Record extracts.
# # #
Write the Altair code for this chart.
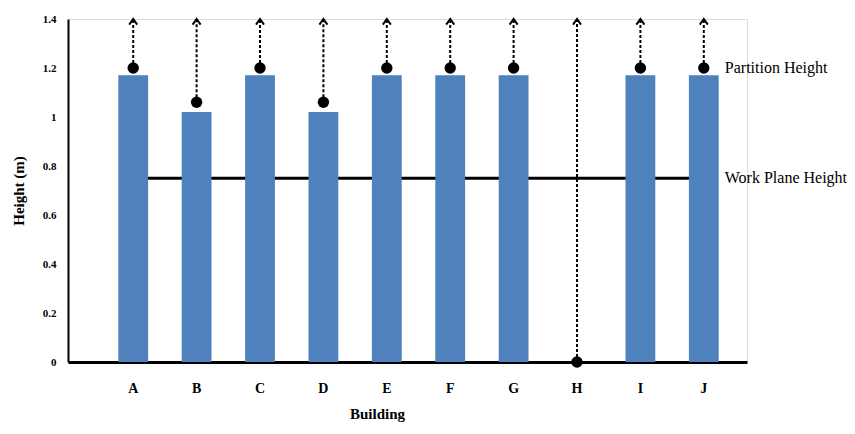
import altair as alt
import pandas as pd

buildings = list("ABCDEFGHIJ")
bar_heights = [1.17, 1.02, 1.17, 1.02, 1.17, 1.17, 1.17, 0.0, 1.17, 1.17]
dot_heights = [1.20, 1.06, 1.20, 1.06, 1.20, 1.20, 1.20, 0.0, 1.20, 1.20]
arrow_top = [1.4] * 10
work_plane = [0.75] * 10

labels = ["Partition Height", "Work Plane Height"]
label_values = [1.2, 0.75]
label_building = ["J", "J"]

df = pd.DataFrame({
    "Building": buildings,
    "bar": bar_heights,
    "dot": dot_heights,
    "top": arrow_top,
    "wp": work_plane,
})
lab = pd.DataFrame({"Building": label_building, "v": label_values, "t": labels})

FONT = "Liberation Serif"

xscale = alt.Scale(domain=buildings, paddingInner=0.53, paddingOuter=0.62, align=0.64)
yscale = alt.Scale(domain=[0, 1.4], nice=False)

xaxis = alt.Axis(title="Building", labelAngle=0, ticks=False, domainWidth=3,
                 domainColor="black", labelFont=FONT, labelFontWeight="bold",
                 labelFontSize=14, labelColor="black", labelPadding=19,
                 titleFont=FONT, titleFontWeight="bold", titleFontSize=15,
                 titleColor="black", titlePadding=11, titleX=309, grid=False)
yaxis = alt.Axis(title="Height (m)", values=[0, 0.2, 0.4, 0.6, 0.8, 1, 1.2, 1.4],
                 format="~g", grid=False, ticks=False, domainWidth=2,
                 domainColor="black", labelFont=FONT, labelFontWeight="bold",
                 labelFontSize=11, labelColor="black", labelPadding=12,
                 titleFont=FONT, titleFontWeight="bold", titleFontSize=15,
                 titleColor="black", titlePadding=16)


def X():
    return alt.X("Building:N", scale=xscale, sort=buildings, axis=xaxis, title="Building")


def Y(field):
    return alt.Y(field, scale=yscale, axis=yaxis, title="Height (m)")


base = alt.Chart(df)

bars = base.transform_filter("datum.bar > 0").mark_bar(color="#4F81BD").encode(
    x=X(), y=Y("bar:Q"))

wp_line = base.mark_line(color="black", strokeWidth=3).encode(x=X(), y=Y("wp:Q"))

rules = base.mark_rule(color="black", strokeWidth=2, strokeDash=[3, 2]).encode(
    x=X(), y=Y("dot:Q"), y2="top:Q")

dots = base.mark_point(shape="circle", filled=True, color="black", size=130, opacity=1).encode(
    x=X(), y=Y("dot:Q"))

heads = base.mark_point(shape="M-1,1.4 L0,0 L1,1.4", filled=False, color="black",
                        strokeWidth=2, size=64, opacity=1).encode(
    x=X(), y=Y("top:Q"))

texts = alt.Chart(lab).mark_text(align="left", baseline="middle", dx=21, font=FONT,
                                 fontSize=16, color="black").encode(
    x=X(), y=Y("v:Q"), text="t:N")

chart = alt.layer(wp_line, bars, rules, dots, heads, texts).properties(
    width=679, height=343,
    autosize=alt.AutoSizeParams(type="none"),
    padding={"left": 60, "top": 11, "right": 100, "bottom": 64},
).configure_view(stroke="transparent", strokeWidth=0).configure_axis(grid=False).configure(background="white")

chart.save("out.html", embed_options={"renderer": "svg", "actions": False})
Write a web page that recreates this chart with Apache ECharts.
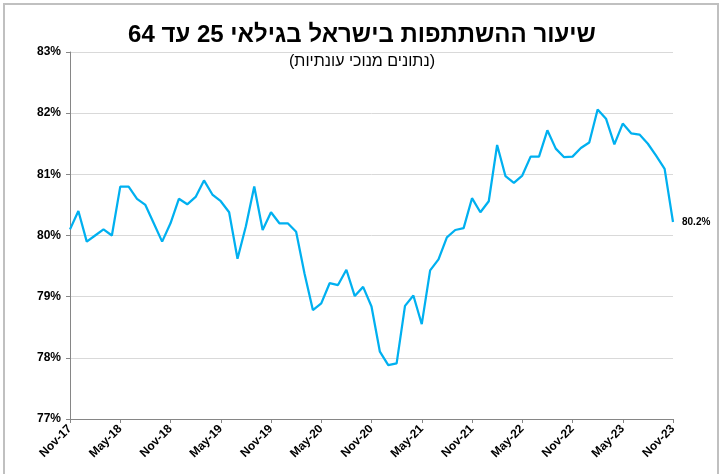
# # #
Return the whole listing, word for word, and leave out every picture.

Final result.
Write the Altair code for this chart.
import altair as alt
import pandas as pd

buildings = list("ABCDEFGHIJ")
bar_heights = [1.17, 1.02, 1.17, 1.02, 1.17, 1.17, 1.17, 0.0, 1.17, 1.17]
dot_heights = [1.20, 1.06, 1.20, 1.06, 1.20, 1.20, 1.20, 0.0, 1.20, 1.20]
arrow_top = [1.4] * 10
work_plane = [0.75] * 10

labels = ["Partition Height", "Work Plane Height"]
label_values = [1.2, 0.75]
label_building = ["J", "J"]

df = pd.DataFrame({
    "Building": buildings,
    "bar": bar_heights,
    "dot": dot_heights,
    "top": arrow_top,
    "wp": work_plane,
})
lab = pd.DataFrame({"Building": label_building, "v": label_values, "t": labels})

FONT = "Liberation Serif"

xscale = alt.Scale(domain=buildings, paddingInner=0.53, paddingOuter=0.62, align=0.64)
yscale = alt.Scale(domain=[0, 1.4], nice=False)

xaxis = alt.Axis(title="Building", labelAngle=0, ticks=False, domainWidth=3,
                 domainColor="black", labelFont=FONT, labelFontWeight="bold",
                 labelFontSize=14, labelColor="black", labelPadding=19,
                 titleFont=FONT, titleFontWeight="bold", titleFontSize=15,
                 titleColor="black", titlePadding=11, titleX=309, grid=False)
yaxis = alt.Axis(title="Height (m)", values=[0, 0.2, 0.4, 0.6, 0.8, 1, 1.2, 1.4],
                 format="~g", grid=False, ticks=False, domainWidth=2,
                 domainColor="black", labelFont=FONT, labelFontWeight="bold",
                 labelFontSize=11, labelColor="black", labelPadding=12,
                 titleFont=FONT, titleFontWeight="bold", titleFontSize=15,
                 titleColor="black", titlePadding=16)


def X():
    return alt.X("Building:N", scale=xscale, sort=buildings, axis=xaxis, title="Building")


def Y(field):
    return alt.Y(field, scale=yscale, axis=yaxis, title="Height (m)")


base = alt.Chart(df)

bars = base.transform_filter("datum.bar > 0").mark_bar(color="#4F81BD").encode(
    x=X(), y=Y("bar:Q"))

wp_line = base.mark_line(color="black", strokeWidth=3).encode(x=X(), y=Y("wp:Q"))

rules = base.mark_rule(color="black", strokeWidth=2, strokeDash=[3, 2]).encode(
    x=X(), y=Y("dot:Q"), y2="top:Q")

dots = base.mark_point(shape="circle", filled=True, color="black", size=130, opacity=1).encode(
    x=X(), y=Y("dot:Q"))

heads = base.mark_point(shape="M-1,1.4 L0,0 L1,1.4", filled=False, color="black",
                        strokeWidth=2, size=64, opacity=1).encode(
    x=X(), y=Y("top:Q"))

texts = alt.Chart(lab).mark_text(align="left", baseline="middle", dx=21, font=FONT,
                                 fontSize=16, color="black").encode(
    x=X(), y=Y("v:Q"), text="t:N")

chart = alt.layer(wp_line, bars, rules, dots, heads, texts).properties(
    width=679, height=343,
    autosize=alt.AutoSizeParams(type="none"),
    padding={"left": 60, "top": 11, "right": 100, "bottom": 64},
).configure_view(stroke="transparent", strokeWidth=0).configure_axis(grid=False).configure(background="white")

chart.save("out.html", embed_options={"renderer": "svg", "actions": False})
Write a web page that recreates this chart with Apache ECharts.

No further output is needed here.